## Data rows
———
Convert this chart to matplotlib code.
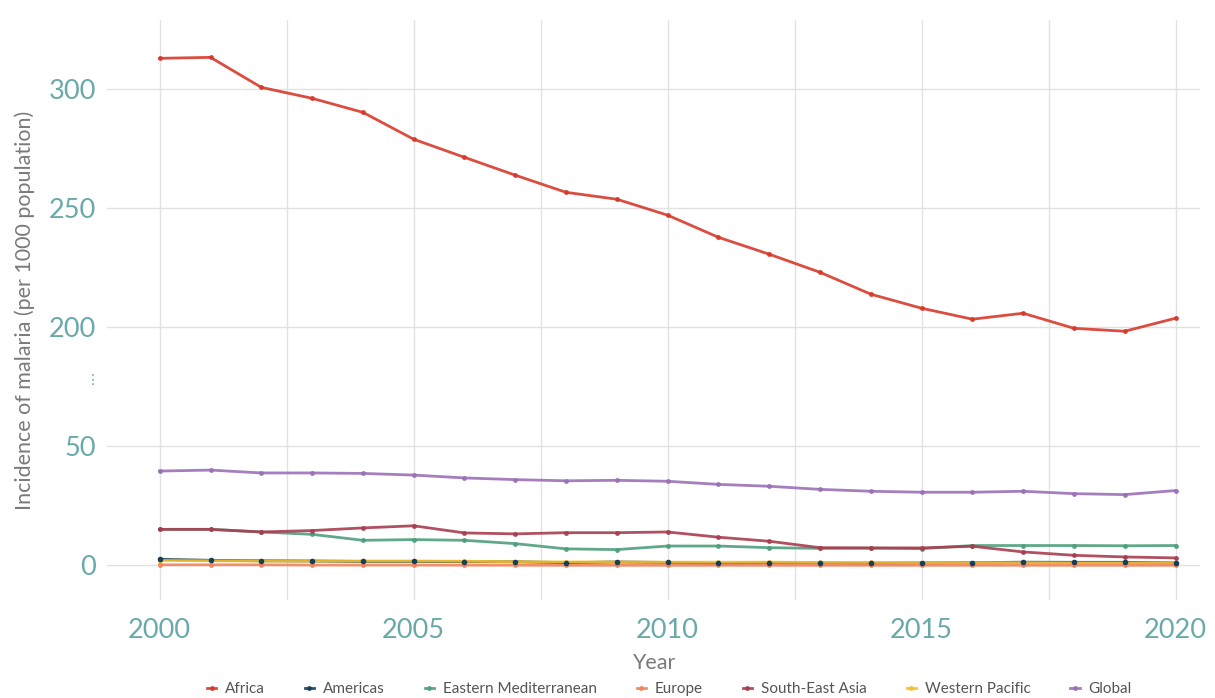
———
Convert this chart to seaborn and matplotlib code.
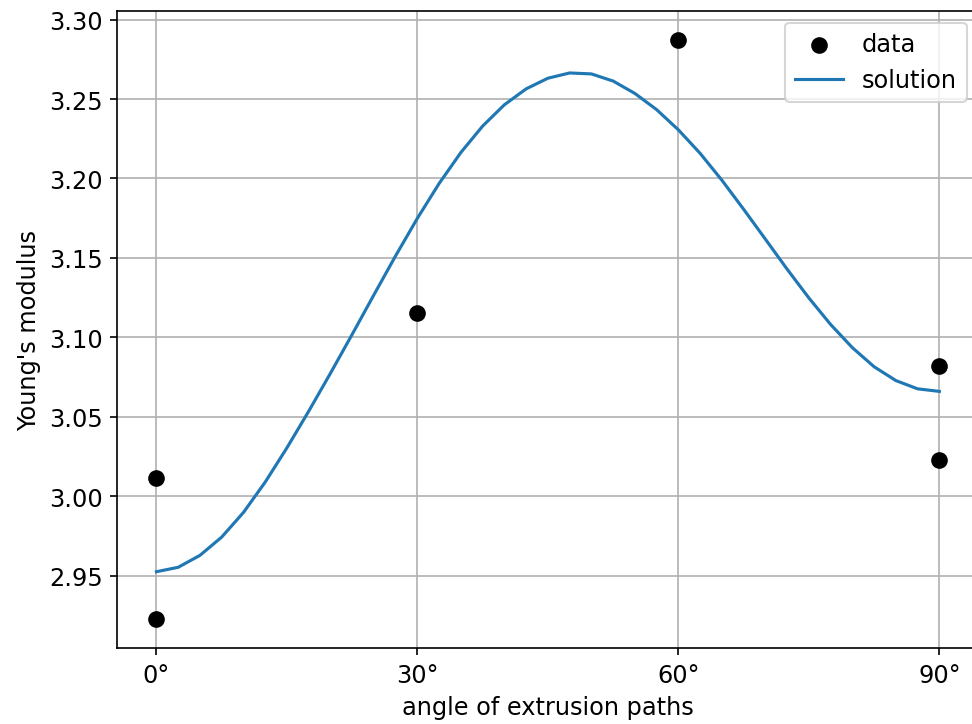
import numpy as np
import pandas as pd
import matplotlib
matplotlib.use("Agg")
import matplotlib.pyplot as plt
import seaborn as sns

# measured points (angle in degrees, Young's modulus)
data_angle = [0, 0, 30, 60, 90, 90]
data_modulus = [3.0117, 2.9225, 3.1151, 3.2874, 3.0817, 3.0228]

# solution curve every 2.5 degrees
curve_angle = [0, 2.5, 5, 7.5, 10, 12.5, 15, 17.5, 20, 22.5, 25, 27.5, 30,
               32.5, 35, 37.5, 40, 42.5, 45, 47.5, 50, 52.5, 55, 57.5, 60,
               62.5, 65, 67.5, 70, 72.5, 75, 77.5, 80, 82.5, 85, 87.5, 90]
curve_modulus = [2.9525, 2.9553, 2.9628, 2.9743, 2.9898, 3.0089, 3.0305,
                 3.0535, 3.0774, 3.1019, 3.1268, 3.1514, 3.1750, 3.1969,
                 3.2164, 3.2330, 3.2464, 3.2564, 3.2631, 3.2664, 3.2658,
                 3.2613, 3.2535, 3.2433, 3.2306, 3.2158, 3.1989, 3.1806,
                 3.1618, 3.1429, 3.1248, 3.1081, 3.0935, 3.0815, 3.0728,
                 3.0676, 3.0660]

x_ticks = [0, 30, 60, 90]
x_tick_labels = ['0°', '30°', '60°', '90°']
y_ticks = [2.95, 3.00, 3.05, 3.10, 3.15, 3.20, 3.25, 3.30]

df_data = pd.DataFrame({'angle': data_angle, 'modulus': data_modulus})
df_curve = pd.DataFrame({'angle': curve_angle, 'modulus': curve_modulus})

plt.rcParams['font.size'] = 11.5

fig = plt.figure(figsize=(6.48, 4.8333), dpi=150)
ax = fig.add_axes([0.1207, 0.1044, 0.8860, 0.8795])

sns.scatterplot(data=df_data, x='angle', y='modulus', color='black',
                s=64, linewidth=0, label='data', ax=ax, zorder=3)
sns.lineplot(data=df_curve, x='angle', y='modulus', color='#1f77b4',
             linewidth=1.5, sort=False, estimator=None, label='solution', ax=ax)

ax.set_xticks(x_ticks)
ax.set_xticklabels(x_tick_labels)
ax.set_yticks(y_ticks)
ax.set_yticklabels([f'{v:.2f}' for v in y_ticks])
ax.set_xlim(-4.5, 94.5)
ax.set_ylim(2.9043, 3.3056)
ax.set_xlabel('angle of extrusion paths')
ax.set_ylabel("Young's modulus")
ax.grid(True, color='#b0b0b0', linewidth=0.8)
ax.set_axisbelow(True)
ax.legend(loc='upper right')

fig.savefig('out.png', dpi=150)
———
## Written request
From the material above, reproduce only what runs from the line holding "Convert this chart to seaborn" down to the line holding "data_modulus = [3.0117, 2.9225, 3.1151, 3.2874, 3.0817, 3.0228]", both included, pictures excluded.

## Final result
Convert this chart to seaborn and matplotlib code.
import numpy as np
import pandas as pd
import matplotlib
matplotlib.use("Agg")
import matplotlib.pyplot as plt
import seaborn as sns

# measured points (angle in degrees, Young's modulus)
data_angle = [0, 0, 30, 60, 90, 90]
data_modulus = [3.0117, 2.9225, 3.1151, 3.2874, 3.0817, 3.0228]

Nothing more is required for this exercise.